Perth people smuggler identified

The Age (online)
November 29, 2003 - 6:05AM

A Perth kebab shop owner has become the third Turkish-born Australian accused of involvement in the running of a people-smuggling operation.

Hasan Demirci, a Kurdish refugee who arrived in Australia in 1994, was named by The Weekend Australian as the second kebab shop owner implicated in a people-smuggling operation.

The paper relied upon the statements of another Turkish asylum seeker who claimed to have paid $US5,000 ($A6,937) to Mr Demirci to secure entry to Australia.

Mosman kebab shop proprietor Ali Cetin has already denied allegations that he accepted money from Kurdish boatpeople in exchange for arranging passage to Australia.

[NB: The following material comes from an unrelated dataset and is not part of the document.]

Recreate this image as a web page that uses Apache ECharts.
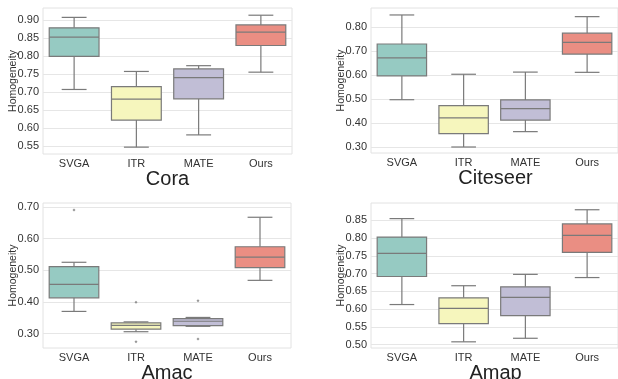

Justice Minister Chris Ellison said that Mr Cetin was being investigated by he immigration department and federal police.

Mr Cetin says the confusion may have arisen because his brother Mehmet - a taxi driver in Turkey - shared the same name as one of the Kurds who was forced back from Melville Island to Jakarta earlier this month.

The Perth kebab shop operator, Mr Demirci, was reported to be the brother of Ali Demirci, who arrived in Australia in 1998 aboard the same refugee vessel that transported the paper's source for the story, Sydney man Siyami Gecer, 44.

In Jakarta earlier this week, the 14 Kurdish asylum seekers turned away from Australia earlier this month named him as the person who allegedly helped smuggle them to Melville Island on an Indonesian fishing boat.

Mr Cetin, 40, says he himself arrived in Australia from Turkey in 1998 aboard the same vessel as Ali Demirci after paying an Iranian man called Iran Ramazan $6,000 for his passage.

A third man, Mehmet Seriban, who is believed to be based in Jakarta, is the third man accused by the paper of being a player in the alleged people smuggling operation.